Curry and Chips is a British television sitcom broadcast in 1969 which was produced by London Weekend Television for the ITV network.

Set on a factory floor of 'Lillicrap Ltd', it starred a browned up Spike Milligan as an Irishman of Pakistani heritage named Kevin O'Grady, who also featured in episode 7 of the fifth series of Speight's Till Death Us Do Part. It also featured Eric Sykes as the foreman, Norman Rossington as the shop steward, and other regulars were Kenny Lynch, and Sam Kydd. The series was written by Till Death Us Do Part writer Johnny Speight, but based on an idea by Milligan. The programme was cancelled for what some (including the ITA) considered racist humour.

It was the first LWT sitcom to be broadcast in its entirety in colour, and all episodes still exist.

Controversy

The ambition of Curry and Chips was purportedly to highlight discrimination, rather than promote it.
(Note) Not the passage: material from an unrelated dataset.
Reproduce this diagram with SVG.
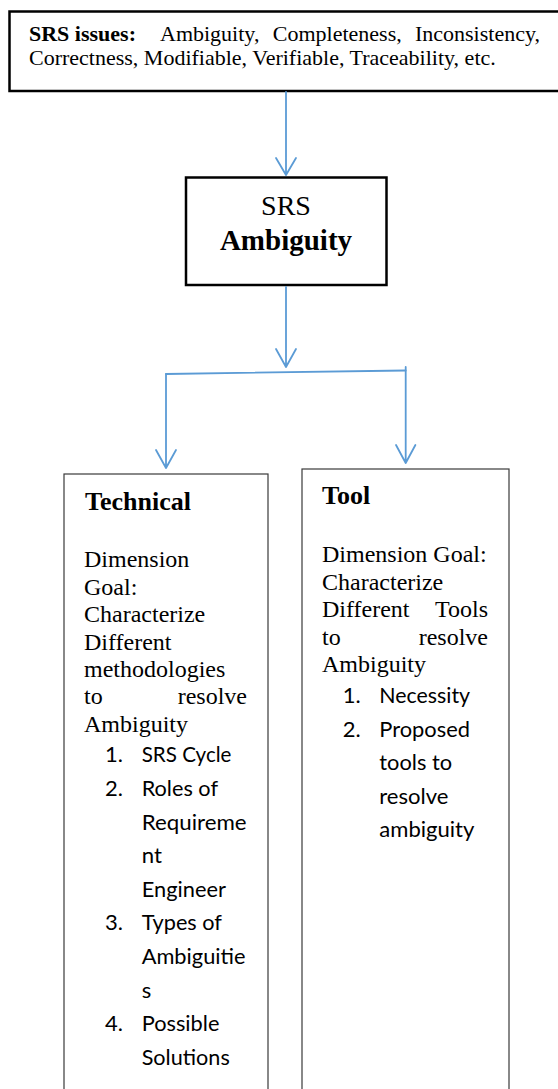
<svg xmlns="http://www.w3.org/2000/svg" width="558" height="1089" viewBox="0 0 558 1089">
<style>
.serif{font-family:"Liberation Serif","Times New Roman",serif;fill:#000}
.b{font-weight:bold}
.sans{font-family:Lato,"Open Sans","Liberation Sans",sans-serif;fill:#000;font-size:22px}
.thick{fill:#fff;stroke:#000;stroke-width:2.5}
.thin{fill:#fff;stroke:#3a3a3a;stroke-width:1.2}
.conn{fill:none;stroke:#5B9BD5;stroke-width:1.8;stroke-linecap:round;stroke-linejoin:round}
</style>
<rect width="558" height="1089" fill="#fff"/>
<g id="srs-issues">
<rect class="thick" x="9.5" y="11.5" width="560" height="79.5"/>
<text class="serif b" x="29" y="41" font-size="22">SRS issues:</text>
<text class="serif" x="160" y="41" font-size="22">Ambiguity,</text>
<text class="serif" x="272.8" y="41" font-size="22">Completeness,</text>
<text class="serif" x="540" y="41" font-size="22" text-anchor="end">Inconsistency,</text>
<text class="serif" x="29" y="65" font-size="22">Correctness, Modifiable, Verifiable, Traceability, etc.</text>
</g>
<g id="srs-ambiguity">
<rect class="thick" x="186" y="177.5" width="200.5" height="107.5"/>
<text class="serif" x="286" y="215" font-size="28" text-anchor="middle">SRS</text>
<text class="serif b" x="286" y="250" font-size="29" text-anchor="middle">Ambiguity</text>
</g>
<g id="technical">
<rect class="thin" x="64" y="474" width="204" height="640"/>
<text class="serif b" x="85" y="510" font-size="26">Technical</text>
<g class="serif" font-size="24">
<text x="84" y="567">Dimension</text>
<text x="84" y="594.5">Goal:</text>
<text x="84" y="622">Characterize</text>
<text x="84" y="649.5">Different</text>
<text x="84" y="677">methodologies</text>
<text x="84" y="704">to</text>
<text x="247" y="704" text-anchor="end">resolve</text>
<text x="84" y="731.5">Ambiguity</text>
</g>
<g class="sans">
<text x="105" y="762">1.</text>
<text x="141.7" y="762" textLength="89.8" lengthAdjust="spacingAndGlyphs">SRS Cycle</text>
<text x="105" y="796">2.</text>
<text x="141.7" y="796" textLength="76.3" lengthAdjust="spacingAndGlyphs">Roles of</text>
<text x="141.7" y="829.5" textLength="104.9" lengthAdjust="spacingAndGlyphs">Requireme</text>
<text x="141.7" y="863" textLength="20.2" lengthAdjust="spacingAndGlyphs">nt</text>
<text x="141.7" y="896.5" textLength="84.2" lengthAdjust="spacingAndGlyphs">Engineer</text>
<text x="105" y="930">3.</text>
<text x="141.7" y="930" textLength="80.2" lengthAdjust="spacingAndGlyphs">Types of</text>
<text x="141.7" y="964" textLength="103.8" lengthAdjust="spacingAndGlyphs">Ambiguitie</text>
<text x="141.7" y="997.5">s</text>
<text x="105" y="1031">4.</text>
<text x="141.7" y="1031" textLength="77.7" lengthAdjust="spacingAndGlyphs">Possible</text>
<text x="141.7" y="1065" textLength="88.1" lengthAdjust="spacingAndGlyphs">Solutions</text>
</g>
</g>
<g id="tool">
<rect class="thin" x="302" y="469" width="207" height="640"/>
<text class="serif b" x="322" y="504" font-size="26">Tool</text>
<g class="serif" font-size="24">
<text x="322" y="562">Dimension Goal:</text>
<text x="322" y="590">Characterize</text>
<text x="322" y="617">Different</text>
<text x="488" y="617" text-anchor="end">Tools</text>
<text x="322" y="644.5">to</text>
<text x="488" y="644.5" text-anchor="end">resolve</text>
<text x="322" y="672">Ambiguity</text>
</g>
<g class="sans">
<text x="342.7" y="703">1.</text>
<text x="379.3" y="703" textLength="90.8" lengthAdjust="spacingAndGlyphs">Necessity</text>
<text x="342.7" y="736.5">2.</text>
<text x="379.3" y="736.5" textLength="90.7" lengthAdjust="spacingAndGlyphs">Proposed</text>
<text x="379.3" y="770" textLength="72.8" lengthAdjust="spacingAndGlyphs">tools to</text>
<text x="379.3" y="803.5" textLength="69.2" lengthAdjust="spacingAndGlyphs">resolve</text>
<text x="379.3" y="837" textLength="95.1" lengthAdjust="spacingAndGlyphs">ambiguity</text>
</g>
</g>
<g id="connectors" class="conn">
<path d="M286 92 V175 M276 158 L286 175 L296 158"/>
<path d="M286 287 V367 M276 349 L286 367 L296 349"/>
<path d="M166 374 L405.7 370.5"/>
<path d="M166 374 V468 M156 450 L166 468 L176 450"/>
<path d="M405.7 367 V463 M396 445 L405.7 463 L415.4 445"/>
</g>
</svg>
The Independent Television Authority disagreed, and Curry and Chips was cancelled by them after only six episodes. Speight himself later remarked, "It was the English who were made to look bigoted in the show but the people at the ITA couldn't understand that. It was London Weekend Television's first year, but only six shows went out. The ITA made LWT take it off, saying it was racist." They were not alone, as amongst those who originally complained about the show were the Race Relations Board.

Screenonline says of the show, "though it again attempted to raise important questions, [it] lacked a strong enough voice to challenge the racist attitudes of its characters, and too much of its humour relied on the use of crude racial abuse and Milligan's caricatured performance as the charmlessly-nicknamed 'Paki Paddy'. The shocked reaction from some viewers and cultural commentators led to the show being dropped by ITV after just six episodes, and in retrospect it is hard to understand how Speight and LWT can have failed to anticipate the offence it caused."

The show was also controversial for the number of swear words in it. The word 'bloody' was used 59 times in one episode, although Eric Sykes refused to swear until doing so, once, in the final episode.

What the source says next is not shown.